During hearings on Spring Valley’s water in September 2006, an expert witness for the Water Authority discounted the usefulness of modeling altogether. Today that expert — Frank D’Agnese — is building the authority’s new model.

Opponents of the pipeline presented their own models predicting dramatic lowering of the water table. That translates into certain environmental harm, they said.

The Water Authority attempted to punch holes in a model created by Tom Myers, a hydrologist consultant for opponents of the pipeline.

The authority had its own model — a computer program that calculates what will happen to ground water under certain conditions, such as pumping. But the authority didn’t present any predictions gleaned from the model.

It said there weren’t enough data to make reliable predictions with its model.

And Myers didn’t have time to develop predictions from his model.

Simeon Herskovits, an attorney for the opponents, said he has no doubt the Water Authority suppressed what its model showed, which was drawing down the water table over time, during the Spring Valley hearings.

The National Park Service had run the authority’s model — and found that it predicted a drop in the water table with prolonged pumping.
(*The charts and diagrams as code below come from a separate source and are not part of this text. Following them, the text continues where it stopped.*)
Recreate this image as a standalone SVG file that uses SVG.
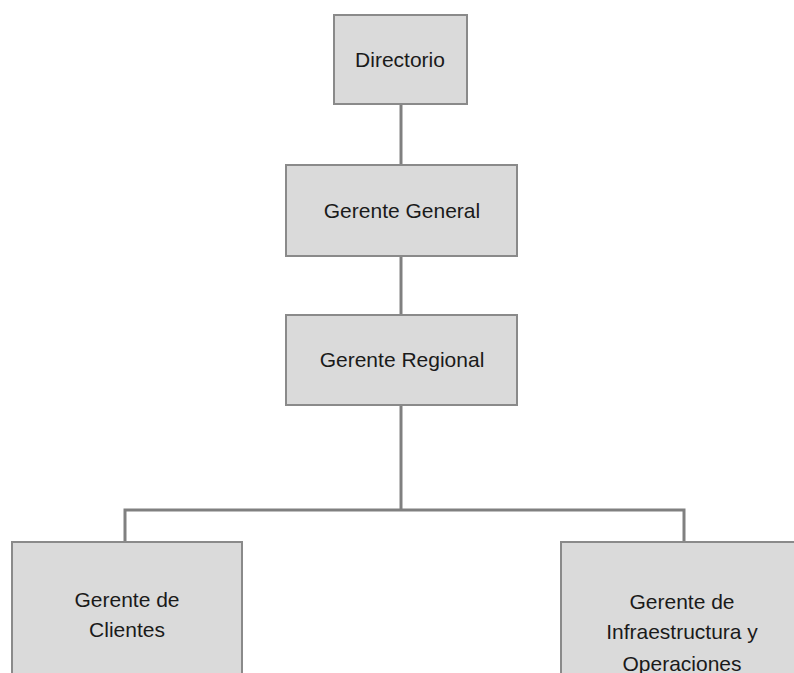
<svg xmlns="http://www.w3.org/2000/svg" width="794" height="673" viewBox="0 0 794 673">
<style>
.box{fill:#dadada;stroke:#8a8a8a;stroke-width:2}
.lbl{font-family:"Liberation Sans",Arial,sans-serif;font-size:21px;fill:#1a1a1a;text-anchor:middle}
.con{fill:none;stroke:#808080;stroke-width:3}
</style>
<rect width="794" height="673" fill="#ffffff"/>
<g id="connectors">
<line class="con" x1="401" y1="104" x2="401" y2="165"/>
<line class="con" x1="401" y1="256" x2="401" y2="315"/>
<line class="con" x1="401" y1="405" x2="401" y2="510"/>
<polyline class="con" points="125,542 125,510 684,510 684,542"/>
</g>
<g id="directorio">
<rect class="box" x="334" y="15" width="133" height="89"/>
<text class="lbl" x="400" y="67">Directorio</text>
</g>
<g id="gerente-general">
<rect class="box" x="286" y="165" width="231" height="91"/>
<text class="lbl" x="402" y="218">Gerente General</text>
</g>
<g id="gerente-regional">
<rect class="box" x="286" y="315" width="231" height="90"/>
<text class="lbl" x="402" y="367">Gerente Regional</text>
</g>
<g id="gerente-clientes">
<rect class="box" x="12" y="542" width="230" height="140"/>
<text class="lbl" x="127" y="607">Gerente de</text>
<text class="lbl" x="127" y="637">Clientes</text>
</g>
<g id="gerente-infraestructura">
<rect class="box" x="561" y="542" width="242" height="140"/>
<text class="lbl" x="682" y="609">Gerente de</text>
<text class="lbl" x="682" y="639">Infraestructura y</text>
<text class="lbl" x="682" y="671">Operaciones</text>
</g>
</svg>
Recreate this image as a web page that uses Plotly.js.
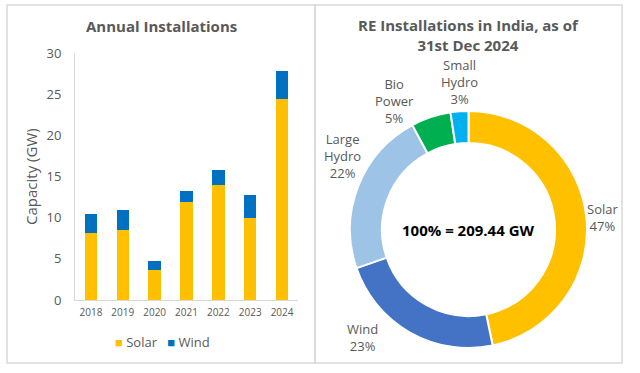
<!DOCTYPE html>
<html>
<head>
<meta charset="utf-8">
<script src="https://cdn.plot.ly/plotly-3.0.1.min.js"></script>
<style>
html,body{margin:0;padding:0;background:#fff;}
#chart{width:640px;height:373px;}
</style>
</head>
<body>
<div id="chart"></div>
<script>
// Annual installations (GW)
const years = ['2018','2019','2020','2021','2022','2023','2024'];
const solarAdd = [8.1, 8.5, 3.7, 11.9, 14.0, 10.0, 24.5];
const windAdd  = [2.3, 2.4, 1.1, 1.4, 1.8, 2.8, 3.4];
const barNames = ['Solar', 'Wind'];
const barColors = ['#FFC000', '#0070C0'];

// Cumulative RE installations as of 31 Dec 2024 (GW)
const reLabels = ['Solar', 'Wind', 'Large<br>Hydro', 'Bio<br>Power', 'Small<br>Hydro'];
const reValues = [97.86, 48.16, 46.97, 11.35, 5.10];
const rePctText = ['47%', '23%', '22%', '5%', '3%'];
const reColors = ['#FFC000', '#4472C4', '#9DC3E6', '#00B050', '#00B0F0'];

const W = 640, H = 373;
const px = x => x / W;
const py = y => 1 - y / H;
const FONT = '"Open Sans", "Noto Sans", sans-serif';
const GREY = '#595959';

const total = reValues.reduce((a, b) => a + b, 0);

const traces = [
  {
    type: 'bar', name: barNames[0], x: years, y: solarAdd,
    marker: {color: barColors[0]}, xaxis: 'x', yaxis: 'y', hoverinfo: 'skip', showlegend: false
  },
  {
    type: 'bar', name: barNames[1], x: years, y: windAdd,
    marker: {color: barColors[1]}, xaxis: 'x', yaxis: 'y', hoverinfo: 'skip', showlegend: false
  },
  {
    type: 'pie', labels: reLabels, values: reValues,
    textinfo: 'none',
    sort: false, direction: 'clockwise', rotation: 0, hole: 0.73,
    marker: {colors: reColors, line: {color: '#ffffff', width: 2}},
    domain: {x: [px(350), px(587)], y: [py(348), py(111)]},
    showlegend: false, hoverinfo: 'skip'
  }
];

// Positions of the outside slice labels (text placement only)
const labelPos = [[602, 218], [362, 337], [342, 156], [394, 101], [459, 82]];
const sliceLabelAnns = reLabels.map((lab, i) => ({
  xref: 'paper', yref: 'paper', x: px(labelPos[i][0]), y: py(labelPos[i][1]),
  xanchor: 'center', yanchor: 'middle', showarrow: false,
  text: lab + '<br>' + rePctText[i], font: {size: 13, color: GREY}
}));

const legendText = barNames.map((n, i) =>
  '<span style="color:' + barColors[i] + '">■</span> ' + n).join('   ');

const borderLine = {color: '#D9D9D9', width: 1.5};
const layout = {
  width: W, height: H,
  margin: {l: 0, r: 0, t: 0, b: 0},
  paper_bgcolor: '#ffffff', plot_bgcolor: '#ffffff',
  font: {family: FONT, color: GREY},
  barmode: 'stack', bargap: 0.61,
  showlegend: false,
  xaxis: {
    domain: [px(75), px(298)], anchor: 'y', automargin: false,
    showline: true, linecolor: '#D9D9D9', linewidth: 1,
    tickmode: 'linear', dtick: 1,
    ticks: '', tickfont: {size: 10, color: GREY}, ticklabelstandoff: 3,
    fixedrange: true
  },
  yaxis: {
    domain: [py(300), py(53.3)], anchor: 'x', automargin: false,
    range: [0, 30], dtick: 5, showgrid: false, zeroline: false,
    showline: true, linecolor: '#D9D9D9', linewidth: 1,
    ticks: '', tickfont: {size: 13, color: GREY}, ticklabelstandoff: 10,
    title: {text: 'Capacity (GW)', font: {size: 15, color: GREY}, standoff: 5},
    fixedrange: true
  },
  shapes: [
    {type: 'rect', xref: 'paper', yref: 'paper', x0: px(7), x1: px(315), y0: py(363), y1: py(5), line: borderLine},
    {type: 'rect', xref: 'paper', yref: 'paper', x0: px(315), x1: px(622), y0: py(363), y1: py(5), line: borderLine}
  ],
  annotations: [
    {xref: 'paper', yref: 'paper', x: px(161), y: py(26), xanchor: 'center', yanchor: 'middle',
     text: '<b>Annual Installations</b>', showarrow: false, font: {size: 15, color: GREY}},
    {xref: 'paper', yref: 'paper', x: px(468), y: py(35.5), xanchor: 'center', yanchor: 'middle',
     text: '<b>RE Installations in India, as of<br>31st Dec 2024</b>',
     showarrow: false, font: {size: 15, color: GREY}},
    {xref: 'paper', yref: 'paper', x: px(468.5), y: py(230), xanchor: 'center', yanchor: 'middle',
     text: '<b>100% = ' + total.toFixed(2) + ' GW</b>',
     showarrow: false, font: {size: 15, color: '#000000'}},
    {xref: 'paper', yref: 'paper', x: px(162), y: py(342), xanchor: 'center', yanchor: 'middle',
     text: legendText, showarrow: false, font: {size: 13, color: GREY}}
  ].concat(sliceLabelAnns)
};

Plotly.newPlot('chart', traces, layout, {displayModeBar: false, staticPlot: true});
</script>
</body>
</html>
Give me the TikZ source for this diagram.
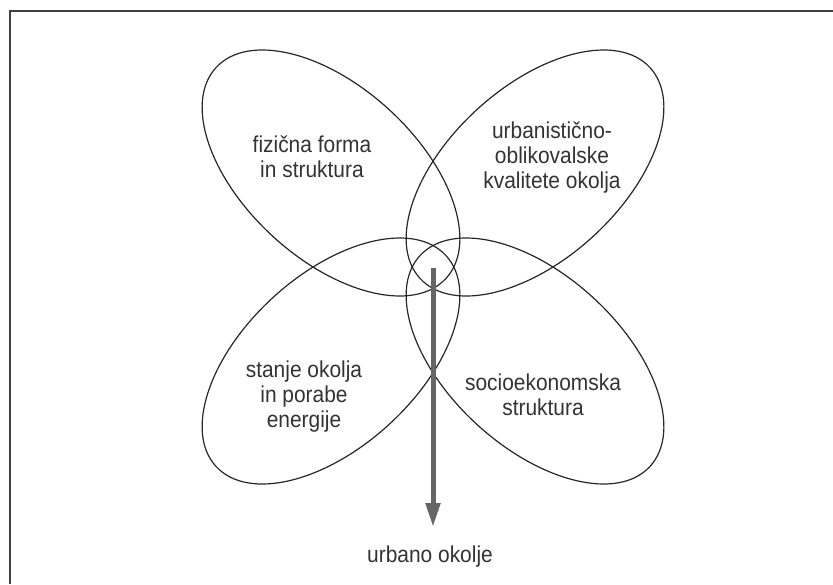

But because the federal agency had signed an agreement to not oppose the authority’s water rights applications in Spring Valley in exchange for a role in overseeing pumping, predictions it made from the model weren’t allowed as evidence.

But in hearings in February, the Water Authority was unable to sweep that under the rug, because the scientist and former authority consultant who had prepared it, Tim Durbin, was testifying for the opposition instead — about the grave effects pumping could have.

Durbin could not be reached for this story.

Still, after both sets of hearings, the state engineer granted the authority about half the water it had requested and mandated monitoring programs to report any effects.

Kay Brothers, the authority’s deputy general manager, said last month that the agency has never suppressed evidence.

She also said models are only one tool, and not the most useful one, in determining how much water is available in a valley.

“It concerns me that everyone starts to think that the model is going to tell you exactly what is going to happen,” she said. Modeling, she said, is “not exactly a science.”

The model the authority is required to prepare for federal environmental review, she said, will be useful for providing ranges of pumping’s effects.

But Myers said the new model, which the authority is developing in cooperation with federal agencies, is imperfect for the same reason most models are — the scientists building them just don’t have enough information.

With plenty of pumping and plenty of data, however, a model gets more reliable. And, models are the only predictive tool available to hydrologists.

“Here we are trying to decide whether to allow that pumping, and so you have to make a best guess,” Myers said.

So he’ll present a model next fall. So will at least one federal agency and experts testifying for Utah, which opposes the authority’s plan for Snake Valley.

One thing all the models presented during hearings on the authority’s applications have in common — and something they’re likely to have in common with the models that will be presented next fall — is that they show significant drawdown of the water table, Bredehoeft and Myers said.

What isn’t certain is just how low it will go, and how long it will take to get there.

But to the plants, animals and farmers who depend on that water, Myers said, it’s immaterial whether its level drops 120 feet or 200 feet.

“If you’re looking at a spring on the surface, that’s an academic difference,” said Myers. “It’s still a dry spring.”

And if you water your livestock from that spring, as so many ranchers do in Snake Valley, it could be the only thing standing between you and financial ruin.